» THE PROBLEM
Lines containing the string "chart" are to be collected in full.

— Start of RAW DATA —

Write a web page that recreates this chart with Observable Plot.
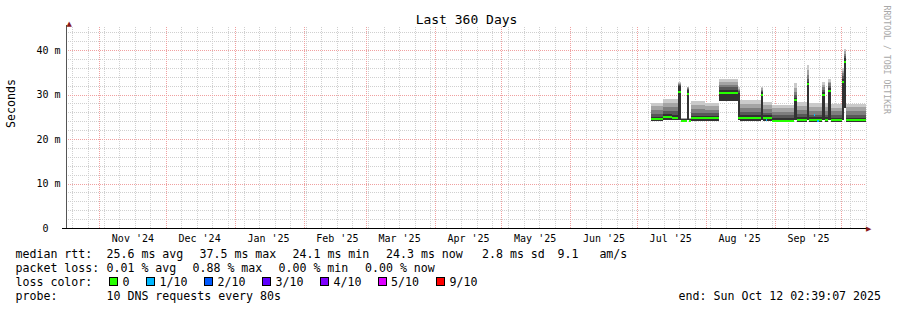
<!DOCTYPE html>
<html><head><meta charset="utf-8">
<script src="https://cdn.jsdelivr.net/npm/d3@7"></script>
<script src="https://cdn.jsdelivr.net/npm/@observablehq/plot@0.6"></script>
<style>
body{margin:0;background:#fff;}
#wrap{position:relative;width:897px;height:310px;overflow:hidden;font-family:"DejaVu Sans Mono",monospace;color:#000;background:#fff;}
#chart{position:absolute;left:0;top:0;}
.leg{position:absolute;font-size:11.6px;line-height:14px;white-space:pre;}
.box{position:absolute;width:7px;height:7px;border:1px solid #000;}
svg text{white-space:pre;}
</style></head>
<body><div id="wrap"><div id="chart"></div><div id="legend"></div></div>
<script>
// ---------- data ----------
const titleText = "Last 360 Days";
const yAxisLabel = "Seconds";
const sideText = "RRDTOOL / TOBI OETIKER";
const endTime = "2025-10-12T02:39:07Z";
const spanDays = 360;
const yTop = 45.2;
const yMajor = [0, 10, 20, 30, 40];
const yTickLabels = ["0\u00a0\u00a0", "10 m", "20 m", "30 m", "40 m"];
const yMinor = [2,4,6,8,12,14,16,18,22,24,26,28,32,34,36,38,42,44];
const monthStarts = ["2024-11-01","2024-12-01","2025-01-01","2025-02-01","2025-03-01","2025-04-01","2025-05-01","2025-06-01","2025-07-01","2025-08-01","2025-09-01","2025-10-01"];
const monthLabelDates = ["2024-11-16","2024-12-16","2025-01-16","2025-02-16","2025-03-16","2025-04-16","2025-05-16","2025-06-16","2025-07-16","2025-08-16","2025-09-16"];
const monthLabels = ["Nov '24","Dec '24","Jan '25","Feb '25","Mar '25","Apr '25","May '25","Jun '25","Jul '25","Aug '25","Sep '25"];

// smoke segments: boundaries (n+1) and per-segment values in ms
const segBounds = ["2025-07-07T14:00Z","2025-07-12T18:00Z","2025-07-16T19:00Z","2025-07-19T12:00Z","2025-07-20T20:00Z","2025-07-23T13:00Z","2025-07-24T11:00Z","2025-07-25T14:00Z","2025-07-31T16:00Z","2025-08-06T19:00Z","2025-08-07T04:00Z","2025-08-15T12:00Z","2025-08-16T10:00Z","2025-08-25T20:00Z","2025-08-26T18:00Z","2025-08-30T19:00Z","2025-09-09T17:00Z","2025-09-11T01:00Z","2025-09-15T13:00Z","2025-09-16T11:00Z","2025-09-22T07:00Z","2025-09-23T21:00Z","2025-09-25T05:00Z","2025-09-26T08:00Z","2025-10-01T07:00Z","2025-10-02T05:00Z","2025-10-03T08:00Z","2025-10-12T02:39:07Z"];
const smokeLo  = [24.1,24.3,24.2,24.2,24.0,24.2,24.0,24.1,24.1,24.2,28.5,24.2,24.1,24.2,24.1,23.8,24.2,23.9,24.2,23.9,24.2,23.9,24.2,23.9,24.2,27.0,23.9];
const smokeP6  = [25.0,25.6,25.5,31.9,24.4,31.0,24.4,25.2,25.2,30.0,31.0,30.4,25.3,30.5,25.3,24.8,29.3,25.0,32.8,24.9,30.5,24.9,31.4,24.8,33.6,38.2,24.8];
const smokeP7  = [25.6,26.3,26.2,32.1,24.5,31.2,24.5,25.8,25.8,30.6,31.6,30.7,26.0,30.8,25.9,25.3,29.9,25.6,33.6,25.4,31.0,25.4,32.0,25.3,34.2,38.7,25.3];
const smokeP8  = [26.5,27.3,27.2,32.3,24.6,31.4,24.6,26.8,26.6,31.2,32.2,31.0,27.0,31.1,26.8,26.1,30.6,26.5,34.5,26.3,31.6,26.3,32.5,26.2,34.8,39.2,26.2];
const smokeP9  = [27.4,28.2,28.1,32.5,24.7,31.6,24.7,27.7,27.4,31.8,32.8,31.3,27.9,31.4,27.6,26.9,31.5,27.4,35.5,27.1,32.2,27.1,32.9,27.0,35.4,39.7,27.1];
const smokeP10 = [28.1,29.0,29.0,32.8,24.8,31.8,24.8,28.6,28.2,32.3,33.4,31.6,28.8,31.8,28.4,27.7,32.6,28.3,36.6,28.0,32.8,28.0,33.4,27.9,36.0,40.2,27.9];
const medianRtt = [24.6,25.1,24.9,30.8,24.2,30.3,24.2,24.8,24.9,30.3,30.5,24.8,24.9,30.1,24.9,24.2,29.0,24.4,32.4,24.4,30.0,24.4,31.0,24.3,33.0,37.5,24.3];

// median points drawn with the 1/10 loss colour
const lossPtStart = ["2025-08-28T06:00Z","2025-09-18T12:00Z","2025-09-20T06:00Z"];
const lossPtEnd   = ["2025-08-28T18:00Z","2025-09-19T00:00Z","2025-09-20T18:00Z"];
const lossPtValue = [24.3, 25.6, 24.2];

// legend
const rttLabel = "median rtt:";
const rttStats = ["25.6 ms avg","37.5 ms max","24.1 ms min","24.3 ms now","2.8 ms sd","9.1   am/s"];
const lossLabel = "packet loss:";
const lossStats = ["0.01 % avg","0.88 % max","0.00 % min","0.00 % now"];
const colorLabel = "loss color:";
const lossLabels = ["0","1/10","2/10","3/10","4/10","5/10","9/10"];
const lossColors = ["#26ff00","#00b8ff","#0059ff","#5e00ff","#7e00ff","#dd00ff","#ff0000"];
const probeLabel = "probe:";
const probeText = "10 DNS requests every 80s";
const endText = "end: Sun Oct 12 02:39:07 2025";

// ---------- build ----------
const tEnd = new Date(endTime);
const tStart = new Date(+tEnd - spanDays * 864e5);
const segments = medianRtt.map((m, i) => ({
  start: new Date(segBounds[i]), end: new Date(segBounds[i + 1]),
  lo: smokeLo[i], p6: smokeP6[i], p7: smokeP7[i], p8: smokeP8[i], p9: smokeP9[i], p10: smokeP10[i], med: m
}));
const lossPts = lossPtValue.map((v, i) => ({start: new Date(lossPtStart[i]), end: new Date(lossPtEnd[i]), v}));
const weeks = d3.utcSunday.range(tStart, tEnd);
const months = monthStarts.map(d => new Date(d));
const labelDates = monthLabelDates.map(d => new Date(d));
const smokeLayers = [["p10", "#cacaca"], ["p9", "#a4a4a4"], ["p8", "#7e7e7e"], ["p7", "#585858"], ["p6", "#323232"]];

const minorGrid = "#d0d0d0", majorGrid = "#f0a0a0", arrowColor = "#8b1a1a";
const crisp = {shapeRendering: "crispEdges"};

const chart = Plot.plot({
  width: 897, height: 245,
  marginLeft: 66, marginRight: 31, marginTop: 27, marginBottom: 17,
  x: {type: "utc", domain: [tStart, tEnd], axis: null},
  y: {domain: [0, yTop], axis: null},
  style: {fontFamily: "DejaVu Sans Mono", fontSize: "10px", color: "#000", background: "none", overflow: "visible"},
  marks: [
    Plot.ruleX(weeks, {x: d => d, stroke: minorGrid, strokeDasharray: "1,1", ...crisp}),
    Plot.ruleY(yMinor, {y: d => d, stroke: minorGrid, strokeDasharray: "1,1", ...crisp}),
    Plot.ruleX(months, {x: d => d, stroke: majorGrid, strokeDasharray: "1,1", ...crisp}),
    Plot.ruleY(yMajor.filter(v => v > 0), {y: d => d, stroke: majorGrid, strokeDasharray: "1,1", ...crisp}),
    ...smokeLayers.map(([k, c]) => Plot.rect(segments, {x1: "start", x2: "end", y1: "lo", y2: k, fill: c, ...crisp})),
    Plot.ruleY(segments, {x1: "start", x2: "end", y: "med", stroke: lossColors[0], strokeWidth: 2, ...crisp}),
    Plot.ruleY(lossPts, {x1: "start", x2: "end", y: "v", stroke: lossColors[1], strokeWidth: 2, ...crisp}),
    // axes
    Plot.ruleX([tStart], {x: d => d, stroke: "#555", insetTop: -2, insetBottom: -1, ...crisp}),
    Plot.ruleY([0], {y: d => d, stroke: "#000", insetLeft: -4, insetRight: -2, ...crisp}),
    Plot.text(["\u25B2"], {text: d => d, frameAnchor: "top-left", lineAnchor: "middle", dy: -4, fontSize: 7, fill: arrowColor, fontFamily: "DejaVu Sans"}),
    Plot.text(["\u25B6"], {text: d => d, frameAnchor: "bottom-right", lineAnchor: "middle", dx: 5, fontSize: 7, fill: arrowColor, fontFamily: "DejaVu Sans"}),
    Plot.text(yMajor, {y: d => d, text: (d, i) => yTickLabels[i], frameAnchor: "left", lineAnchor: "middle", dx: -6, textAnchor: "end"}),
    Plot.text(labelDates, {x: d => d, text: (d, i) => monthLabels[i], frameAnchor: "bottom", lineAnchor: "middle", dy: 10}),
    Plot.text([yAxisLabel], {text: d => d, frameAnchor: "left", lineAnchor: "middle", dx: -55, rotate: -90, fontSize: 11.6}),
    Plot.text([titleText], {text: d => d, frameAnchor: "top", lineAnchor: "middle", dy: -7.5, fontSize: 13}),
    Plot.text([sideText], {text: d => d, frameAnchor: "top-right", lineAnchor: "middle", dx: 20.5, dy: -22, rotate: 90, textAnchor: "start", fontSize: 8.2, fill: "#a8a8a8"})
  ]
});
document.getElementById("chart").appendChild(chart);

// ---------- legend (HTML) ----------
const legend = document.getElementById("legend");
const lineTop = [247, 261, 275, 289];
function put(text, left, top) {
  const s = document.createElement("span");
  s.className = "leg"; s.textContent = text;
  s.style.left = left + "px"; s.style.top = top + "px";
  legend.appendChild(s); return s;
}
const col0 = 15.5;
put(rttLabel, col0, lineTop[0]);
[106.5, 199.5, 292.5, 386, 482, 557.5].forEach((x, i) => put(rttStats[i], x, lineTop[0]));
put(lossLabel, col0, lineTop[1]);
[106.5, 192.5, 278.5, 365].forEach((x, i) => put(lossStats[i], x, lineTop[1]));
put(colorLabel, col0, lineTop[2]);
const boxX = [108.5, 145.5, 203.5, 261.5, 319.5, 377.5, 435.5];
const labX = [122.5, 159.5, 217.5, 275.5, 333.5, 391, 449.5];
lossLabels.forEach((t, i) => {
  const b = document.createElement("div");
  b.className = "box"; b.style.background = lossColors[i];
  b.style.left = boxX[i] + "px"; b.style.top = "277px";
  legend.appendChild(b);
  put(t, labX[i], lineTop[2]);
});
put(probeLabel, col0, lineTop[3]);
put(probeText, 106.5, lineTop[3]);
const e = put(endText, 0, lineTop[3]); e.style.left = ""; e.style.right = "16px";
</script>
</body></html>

— End of RAW DATA —

» COMPLETE ANSWER
Write a web page that recreates this chart with Observable Plot.
#chart{position:absolute;left:0;top:0;}
<body><div id="wrap"><div id="chart"></div><div id="legend"></div></div>
const chart = Plot.plot({
document.getElementById("chart").appendChild(chart);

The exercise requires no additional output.